### Problem
Reproduce from the records below, with no pictures, exactly the lines between the one containing "Generate a component" and the one containing "const yTicks = [0, 1, 2, 3, 4, 5, 6, 7, 8];", inclusive.

### Material provided
===============
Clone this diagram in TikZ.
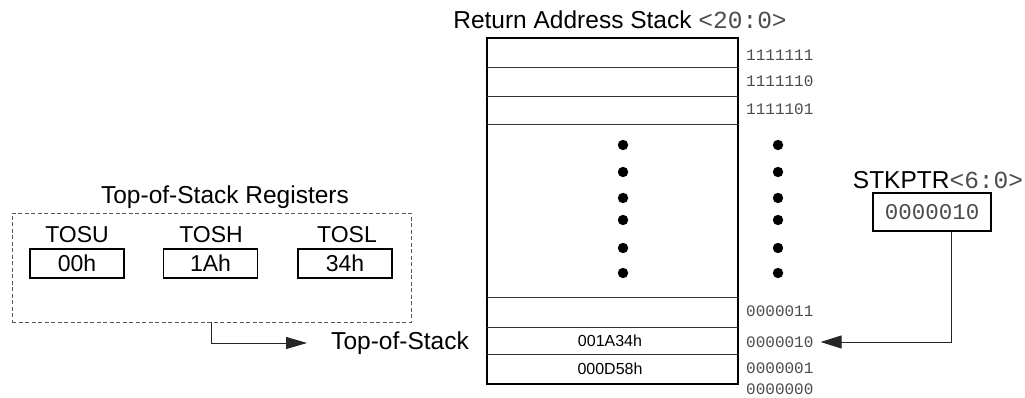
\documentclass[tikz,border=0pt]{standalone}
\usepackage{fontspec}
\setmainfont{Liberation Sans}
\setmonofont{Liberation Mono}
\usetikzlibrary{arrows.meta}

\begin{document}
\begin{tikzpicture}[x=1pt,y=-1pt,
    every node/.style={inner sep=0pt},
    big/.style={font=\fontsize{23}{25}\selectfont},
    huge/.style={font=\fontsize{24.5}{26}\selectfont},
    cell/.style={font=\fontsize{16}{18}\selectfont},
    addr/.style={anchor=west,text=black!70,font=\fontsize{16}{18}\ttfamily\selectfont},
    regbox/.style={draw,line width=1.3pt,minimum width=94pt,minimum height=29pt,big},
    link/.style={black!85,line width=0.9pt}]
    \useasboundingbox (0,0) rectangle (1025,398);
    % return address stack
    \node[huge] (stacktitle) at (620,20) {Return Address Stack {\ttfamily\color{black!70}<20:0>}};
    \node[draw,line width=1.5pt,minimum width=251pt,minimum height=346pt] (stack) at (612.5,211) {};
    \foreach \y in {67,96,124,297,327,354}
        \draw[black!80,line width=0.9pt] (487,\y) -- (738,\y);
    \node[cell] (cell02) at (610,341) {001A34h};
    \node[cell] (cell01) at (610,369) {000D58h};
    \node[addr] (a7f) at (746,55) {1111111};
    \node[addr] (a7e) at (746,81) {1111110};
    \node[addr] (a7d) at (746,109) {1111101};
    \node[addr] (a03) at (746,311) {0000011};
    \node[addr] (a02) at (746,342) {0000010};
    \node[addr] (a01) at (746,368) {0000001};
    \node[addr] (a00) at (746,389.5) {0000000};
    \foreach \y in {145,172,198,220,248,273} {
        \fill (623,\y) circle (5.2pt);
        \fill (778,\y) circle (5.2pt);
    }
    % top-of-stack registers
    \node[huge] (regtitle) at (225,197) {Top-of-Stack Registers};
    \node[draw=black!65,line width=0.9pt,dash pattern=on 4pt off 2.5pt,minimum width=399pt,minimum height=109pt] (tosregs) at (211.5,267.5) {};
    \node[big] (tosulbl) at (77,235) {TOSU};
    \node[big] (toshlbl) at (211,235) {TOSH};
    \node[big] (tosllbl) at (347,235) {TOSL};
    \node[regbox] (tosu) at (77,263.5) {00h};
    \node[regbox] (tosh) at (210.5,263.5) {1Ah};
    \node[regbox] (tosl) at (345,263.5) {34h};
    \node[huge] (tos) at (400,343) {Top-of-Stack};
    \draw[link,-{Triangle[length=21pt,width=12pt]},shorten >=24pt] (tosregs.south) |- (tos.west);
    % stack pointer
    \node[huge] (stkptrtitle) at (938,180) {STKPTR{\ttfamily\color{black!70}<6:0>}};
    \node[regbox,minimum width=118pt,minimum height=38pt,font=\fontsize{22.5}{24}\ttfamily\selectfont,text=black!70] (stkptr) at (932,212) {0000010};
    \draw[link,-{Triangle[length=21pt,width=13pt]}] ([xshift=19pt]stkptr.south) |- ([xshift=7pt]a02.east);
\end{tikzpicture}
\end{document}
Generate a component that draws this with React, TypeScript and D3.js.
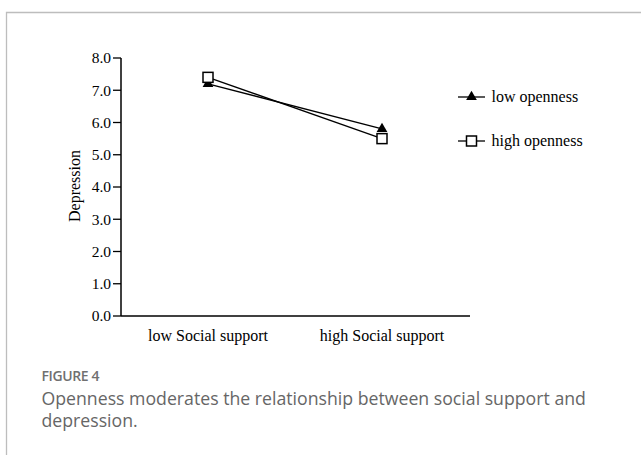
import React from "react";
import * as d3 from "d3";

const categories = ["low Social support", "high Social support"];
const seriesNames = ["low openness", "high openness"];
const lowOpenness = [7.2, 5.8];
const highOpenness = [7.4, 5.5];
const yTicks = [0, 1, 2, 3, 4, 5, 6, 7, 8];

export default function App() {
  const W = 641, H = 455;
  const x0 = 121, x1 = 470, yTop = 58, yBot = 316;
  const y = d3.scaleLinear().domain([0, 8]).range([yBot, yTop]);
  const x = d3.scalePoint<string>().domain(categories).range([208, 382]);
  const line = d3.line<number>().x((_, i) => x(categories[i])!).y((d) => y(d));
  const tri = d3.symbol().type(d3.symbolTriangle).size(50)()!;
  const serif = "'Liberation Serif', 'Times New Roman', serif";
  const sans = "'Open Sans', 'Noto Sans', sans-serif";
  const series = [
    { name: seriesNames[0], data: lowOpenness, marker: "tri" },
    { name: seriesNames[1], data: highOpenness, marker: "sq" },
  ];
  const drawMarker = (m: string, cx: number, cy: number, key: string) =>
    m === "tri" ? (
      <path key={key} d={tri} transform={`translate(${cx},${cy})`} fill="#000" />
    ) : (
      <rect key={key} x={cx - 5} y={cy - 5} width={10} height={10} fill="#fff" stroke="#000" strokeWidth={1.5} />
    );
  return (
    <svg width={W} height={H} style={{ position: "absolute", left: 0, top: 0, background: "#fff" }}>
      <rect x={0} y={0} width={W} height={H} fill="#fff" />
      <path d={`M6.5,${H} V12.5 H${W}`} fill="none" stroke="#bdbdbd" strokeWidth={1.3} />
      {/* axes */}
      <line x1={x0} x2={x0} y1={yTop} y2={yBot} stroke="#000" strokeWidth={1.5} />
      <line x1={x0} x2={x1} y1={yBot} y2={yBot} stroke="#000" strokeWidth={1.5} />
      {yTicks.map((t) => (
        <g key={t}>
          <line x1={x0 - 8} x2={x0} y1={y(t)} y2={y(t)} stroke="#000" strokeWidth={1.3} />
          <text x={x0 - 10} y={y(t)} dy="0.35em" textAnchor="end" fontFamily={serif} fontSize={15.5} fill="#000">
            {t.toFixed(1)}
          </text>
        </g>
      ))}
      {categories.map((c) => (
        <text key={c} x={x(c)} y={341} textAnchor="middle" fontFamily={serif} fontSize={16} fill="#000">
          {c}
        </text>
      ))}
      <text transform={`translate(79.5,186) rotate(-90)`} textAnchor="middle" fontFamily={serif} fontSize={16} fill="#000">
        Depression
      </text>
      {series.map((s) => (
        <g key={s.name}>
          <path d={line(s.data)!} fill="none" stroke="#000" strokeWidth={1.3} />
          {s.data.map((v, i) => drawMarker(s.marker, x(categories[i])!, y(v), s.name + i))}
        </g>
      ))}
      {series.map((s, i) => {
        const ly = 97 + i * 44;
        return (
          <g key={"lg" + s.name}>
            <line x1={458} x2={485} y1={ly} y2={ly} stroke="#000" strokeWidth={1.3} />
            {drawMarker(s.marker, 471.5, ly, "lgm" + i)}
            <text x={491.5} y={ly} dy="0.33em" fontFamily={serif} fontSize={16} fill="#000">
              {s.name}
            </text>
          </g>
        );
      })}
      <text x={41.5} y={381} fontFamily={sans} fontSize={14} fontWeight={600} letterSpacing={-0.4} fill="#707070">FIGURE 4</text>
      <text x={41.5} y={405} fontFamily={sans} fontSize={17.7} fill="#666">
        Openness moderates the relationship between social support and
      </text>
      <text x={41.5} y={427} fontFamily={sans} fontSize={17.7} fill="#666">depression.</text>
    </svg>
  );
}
===============
### Correct output
Generate a component that draws this with React, TypeScript and D3.js.
import React from "react";
import * as d3 from "d3";

const categories = ["low Social support", "high Social support"];
const seriesNames = ["low openness", "high openness"];
const lowOpenness = [7.2, 5.8];
const highOpenness = [7.4, 5.5];
const yTicks = [0, 1, 2, 3, 4, 5, 6, 7, 8];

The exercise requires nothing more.